His solo show Fluffing for Beginners appeared at Dixon Place in 2017. In the same year, he created Harry Clarke—the story of a Midwesterner reinventing himself as a British libertine—as a co-production between New York's Vineyard Theatre and Audible, with Audible also releasing an audiobook of the play; both the stage production and the audiobook were performed by Billy Crudup, a rare case of Cale writing monologue work for another actor. The audiobook also features Cale performing Lillian. Harry Clarke won a Lucille Lortel Award for Outstanding Solo Show.

Cale premiered We're Only Alive for a Short Amount of Time at the Goodman in 2018. He described it as his most directly autobiographical work, depicting his childhood in Luton, and said that he had avoided writing about these experiences earlier because "I didn't want people to feel sorry for me." The Chicago Tribune wrote that Cale "has been working his whole life toward this one show" and called it "deeply personal, indisputably courageous, frequently shocking and deeply moving".

Also in 2018, Cale and musician Matthew Dean Marsh began performing sketches and songs together at New York's Pangea Restaurant under the title More Songs for Charming Strangers, intending to continue this as a "monthly concert residency."

== Other acting work ==
As a stage actor, when not performing in his own plays, Cale has mostly worked in New York City. He appeared in Curtains, which received a 1996 Obie Award for the entire acting ensemble.

Cale's first screen role was in Woody Allen's Radio Days in 1987. He has since appeared in more than 20 films, as well as TV roles, including Ed Harris' 2000 biopic Pollock and James Gray's 2008 romantic drama Two Lovers.
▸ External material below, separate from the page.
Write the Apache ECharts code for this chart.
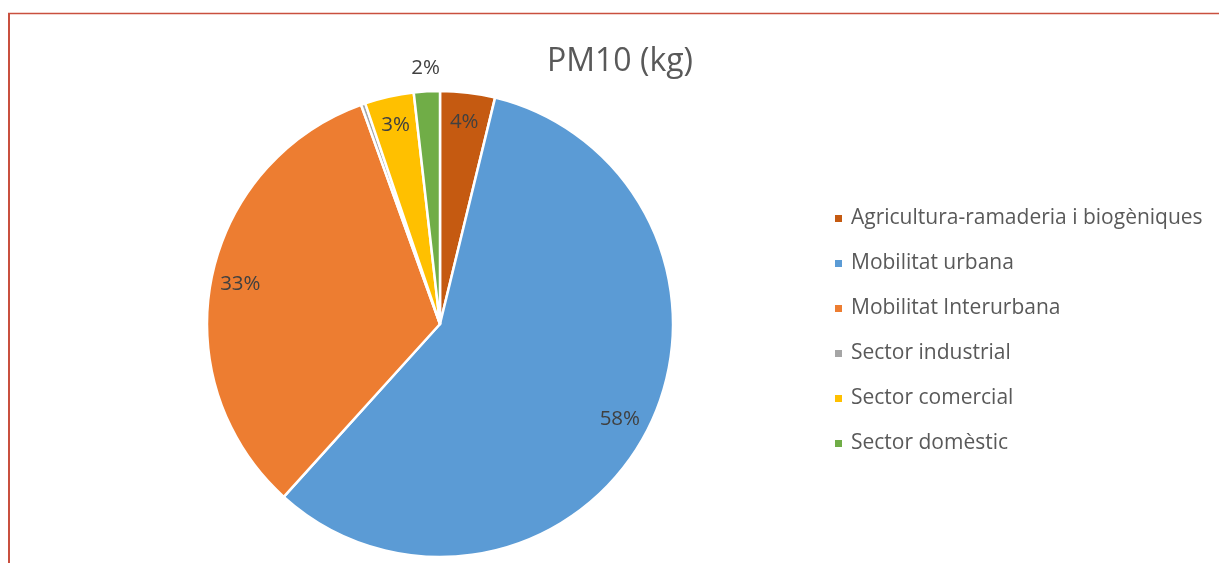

He played John Hocknell in The Testament of Ann Lee (2025).

== Songwriter ==
Cale's original songs have been recorded by several musicians including The Jazz Passengers, Debbie Harry, and Syd Straw.

== Plays ==
- The Redthroats (1986, PS 122: New York)
- Smooch Music (1989, The Kitchen: New York)
- Deep in a Dream of You (1991, Goodman Theater: Chicago)
- Somebody Else's House (1993, Goodman Theater: Chicago; presented earlier as a "workshop" at Sushi Performance Art Gallery, San Diego)
- Lillian (1997, Goodman Theater: Chicago)
- Betwixt (2000, Theater at St. Clement's: New York)
- A Likely Story (2004, Lion Theater: New York)
- Floyd and Clea Under the Western Sky (2005, Goodman Theater: Chicago)
- The Blue Album, with Dael Orlandersmith (2007, Long Wharf Theatre: New Haven)
- Palomino (2010, Kansas City Repertory Theatre)
- The History of Kisses (2011, Studio Theatre: Washington, D.C.)
- Fluffing for Beginners (2017, Dixon Place: New York)
- Harry Clarke (2017, Vineyard Theatre: New York)
- We're Only Alive for a Short Amount of Time (2018, Goodman Theater: Chicago; 2019, The Public Theater: New York)
- Sandra (2022, Vineyard Theatre: New York)
- The Unknown (2026, Studio Seaview: New York)

== Publications ==
- The Redthroats. Vintage Books, 1989. ISBN 0679739610. Contains two plays: The Redthroats and Smooch Music.
- Shows. NoPassport Press, 2016 (available via Lulu.com). ISBN 9781329846500. Contains four plays: Deep in a Dream of You, Lillian, Palomino, and The History of Kisses.
- Harry Clarke: with Bonus Performance: Lillian (audiobook). Audible Studios, 2018. . Harry Clarke performed by Billy Crudup, Lillian performed by David Cale.